# Task data:
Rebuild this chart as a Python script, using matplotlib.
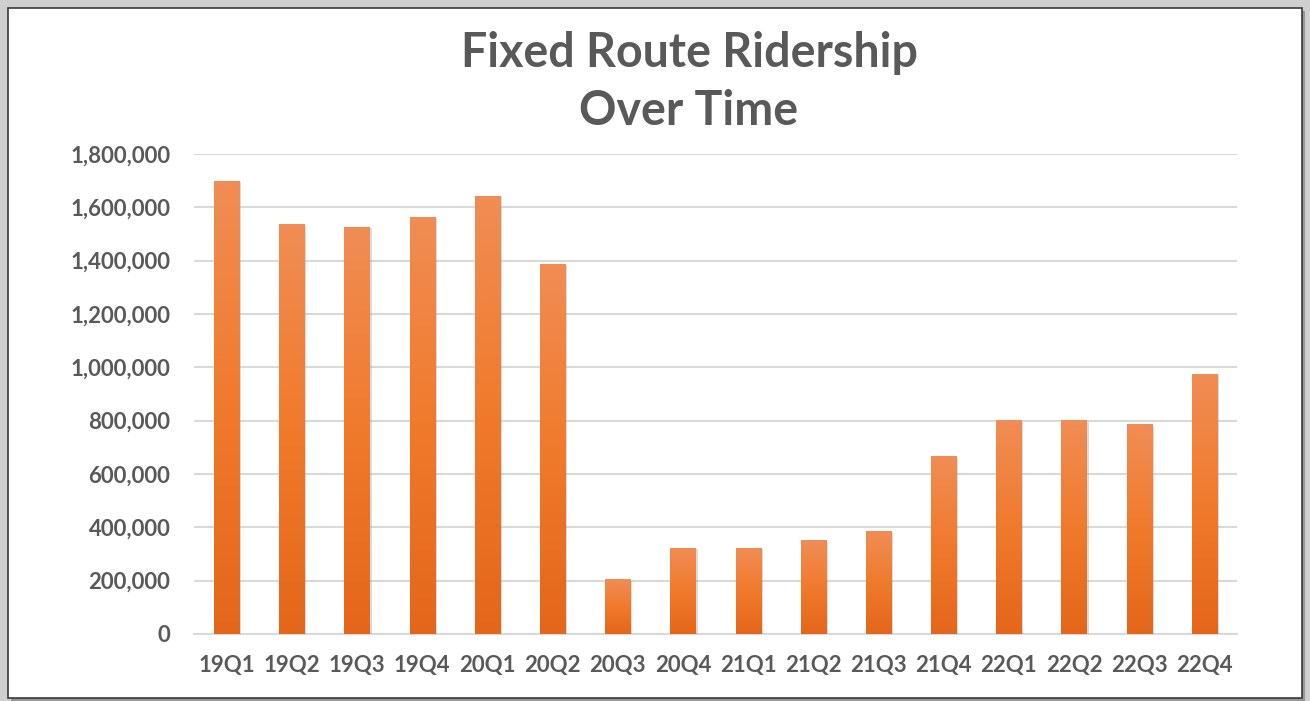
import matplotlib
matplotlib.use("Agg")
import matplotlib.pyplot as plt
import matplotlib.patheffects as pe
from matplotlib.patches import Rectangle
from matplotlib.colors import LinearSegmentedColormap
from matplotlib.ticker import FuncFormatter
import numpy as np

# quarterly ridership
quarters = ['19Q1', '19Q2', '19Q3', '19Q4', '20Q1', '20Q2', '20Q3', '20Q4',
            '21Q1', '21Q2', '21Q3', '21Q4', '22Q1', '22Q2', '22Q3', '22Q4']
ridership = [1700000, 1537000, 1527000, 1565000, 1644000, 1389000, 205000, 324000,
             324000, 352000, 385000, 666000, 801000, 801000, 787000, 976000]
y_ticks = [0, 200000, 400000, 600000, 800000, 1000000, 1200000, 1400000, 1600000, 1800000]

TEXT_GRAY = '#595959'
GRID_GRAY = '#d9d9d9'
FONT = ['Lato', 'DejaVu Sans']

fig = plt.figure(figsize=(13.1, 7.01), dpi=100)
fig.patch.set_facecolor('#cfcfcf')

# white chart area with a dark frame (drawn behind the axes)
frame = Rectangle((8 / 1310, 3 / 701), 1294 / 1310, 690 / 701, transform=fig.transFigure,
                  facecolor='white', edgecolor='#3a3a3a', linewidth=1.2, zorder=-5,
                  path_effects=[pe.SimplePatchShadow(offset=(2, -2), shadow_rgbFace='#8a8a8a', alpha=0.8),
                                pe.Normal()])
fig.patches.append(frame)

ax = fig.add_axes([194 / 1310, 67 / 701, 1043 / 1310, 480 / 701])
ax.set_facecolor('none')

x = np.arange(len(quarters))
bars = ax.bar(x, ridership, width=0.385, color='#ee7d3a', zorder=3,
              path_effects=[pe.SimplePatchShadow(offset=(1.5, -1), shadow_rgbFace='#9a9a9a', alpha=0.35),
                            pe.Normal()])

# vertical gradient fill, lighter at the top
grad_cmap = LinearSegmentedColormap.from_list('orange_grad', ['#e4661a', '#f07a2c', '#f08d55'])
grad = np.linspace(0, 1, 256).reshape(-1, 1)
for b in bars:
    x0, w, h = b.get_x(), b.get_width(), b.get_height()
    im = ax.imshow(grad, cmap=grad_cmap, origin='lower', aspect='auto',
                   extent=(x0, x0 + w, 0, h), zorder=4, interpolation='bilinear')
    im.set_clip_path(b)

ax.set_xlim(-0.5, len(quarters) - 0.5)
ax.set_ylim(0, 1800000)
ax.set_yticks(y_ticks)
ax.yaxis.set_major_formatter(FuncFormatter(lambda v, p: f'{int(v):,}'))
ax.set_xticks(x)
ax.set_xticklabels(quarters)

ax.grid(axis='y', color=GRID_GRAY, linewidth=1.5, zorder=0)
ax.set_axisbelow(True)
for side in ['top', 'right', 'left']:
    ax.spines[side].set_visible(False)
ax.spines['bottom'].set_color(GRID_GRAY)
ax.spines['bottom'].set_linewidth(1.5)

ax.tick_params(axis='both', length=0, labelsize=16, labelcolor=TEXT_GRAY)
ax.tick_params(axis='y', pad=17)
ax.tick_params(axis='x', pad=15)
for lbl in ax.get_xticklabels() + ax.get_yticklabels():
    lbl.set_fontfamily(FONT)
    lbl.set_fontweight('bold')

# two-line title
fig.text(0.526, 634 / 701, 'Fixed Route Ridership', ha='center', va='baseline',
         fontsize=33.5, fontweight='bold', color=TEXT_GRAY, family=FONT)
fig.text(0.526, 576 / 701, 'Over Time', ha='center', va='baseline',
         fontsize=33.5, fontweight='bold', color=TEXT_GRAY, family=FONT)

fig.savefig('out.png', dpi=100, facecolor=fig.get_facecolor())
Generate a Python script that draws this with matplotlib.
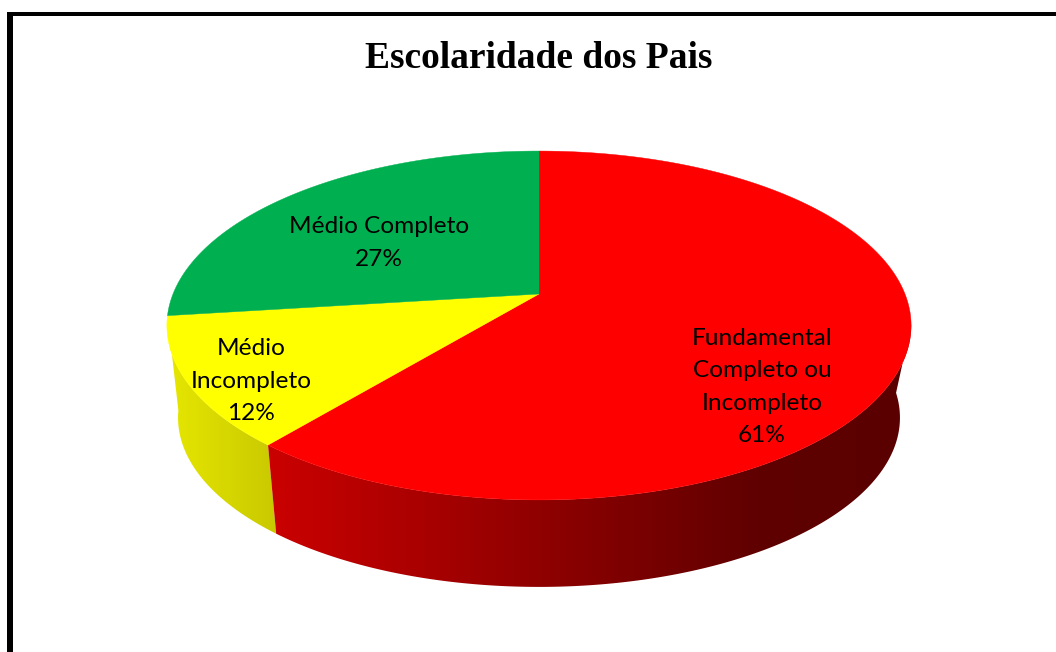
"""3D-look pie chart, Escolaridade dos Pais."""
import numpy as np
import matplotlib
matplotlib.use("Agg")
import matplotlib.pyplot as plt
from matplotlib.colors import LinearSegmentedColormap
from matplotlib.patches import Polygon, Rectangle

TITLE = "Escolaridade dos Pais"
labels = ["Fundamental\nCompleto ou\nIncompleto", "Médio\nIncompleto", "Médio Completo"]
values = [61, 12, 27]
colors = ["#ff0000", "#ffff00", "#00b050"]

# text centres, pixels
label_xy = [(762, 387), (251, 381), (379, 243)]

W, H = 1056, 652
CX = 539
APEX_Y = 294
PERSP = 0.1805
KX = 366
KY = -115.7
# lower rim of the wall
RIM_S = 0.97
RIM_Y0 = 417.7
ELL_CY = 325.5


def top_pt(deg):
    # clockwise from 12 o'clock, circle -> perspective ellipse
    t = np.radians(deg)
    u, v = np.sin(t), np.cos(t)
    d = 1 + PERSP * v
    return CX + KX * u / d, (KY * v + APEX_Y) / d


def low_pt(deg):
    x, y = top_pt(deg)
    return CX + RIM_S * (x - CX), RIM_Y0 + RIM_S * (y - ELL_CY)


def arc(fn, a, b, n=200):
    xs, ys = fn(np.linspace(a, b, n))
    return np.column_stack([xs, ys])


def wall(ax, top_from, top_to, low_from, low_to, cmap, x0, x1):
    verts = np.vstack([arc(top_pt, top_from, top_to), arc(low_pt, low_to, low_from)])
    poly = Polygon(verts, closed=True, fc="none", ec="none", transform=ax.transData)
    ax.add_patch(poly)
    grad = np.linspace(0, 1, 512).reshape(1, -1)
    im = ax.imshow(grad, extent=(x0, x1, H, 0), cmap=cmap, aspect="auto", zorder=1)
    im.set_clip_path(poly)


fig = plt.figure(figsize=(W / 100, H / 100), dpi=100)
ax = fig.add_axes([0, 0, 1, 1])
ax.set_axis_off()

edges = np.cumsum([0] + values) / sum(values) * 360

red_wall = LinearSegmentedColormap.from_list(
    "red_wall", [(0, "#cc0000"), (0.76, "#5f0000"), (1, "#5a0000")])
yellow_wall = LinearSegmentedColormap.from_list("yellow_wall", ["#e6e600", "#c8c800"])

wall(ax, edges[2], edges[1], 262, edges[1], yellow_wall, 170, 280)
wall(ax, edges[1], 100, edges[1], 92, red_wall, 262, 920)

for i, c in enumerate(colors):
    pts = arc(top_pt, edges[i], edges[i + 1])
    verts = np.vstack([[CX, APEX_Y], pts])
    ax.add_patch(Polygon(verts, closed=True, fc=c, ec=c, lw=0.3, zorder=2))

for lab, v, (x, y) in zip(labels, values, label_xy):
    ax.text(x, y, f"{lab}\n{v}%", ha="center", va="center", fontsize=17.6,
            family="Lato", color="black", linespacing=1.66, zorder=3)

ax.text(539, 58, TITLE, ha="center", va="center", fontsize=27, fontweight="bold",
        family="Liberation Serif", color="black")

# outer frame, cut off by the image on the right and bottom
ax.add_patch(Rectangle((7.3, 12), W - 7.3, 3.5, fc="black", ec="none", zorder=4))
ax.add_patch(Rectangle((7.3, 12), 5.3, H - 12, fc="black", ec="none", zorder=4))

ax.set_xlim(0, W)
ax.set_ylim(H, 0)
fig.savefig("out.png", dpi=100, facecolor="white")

# What the exercise asks:
Identify every line where the string "with" appears.

# Full response:
# white chart area with a dark frame (drawn behind the axes)
Generate a Python script that draws this with matplotlib.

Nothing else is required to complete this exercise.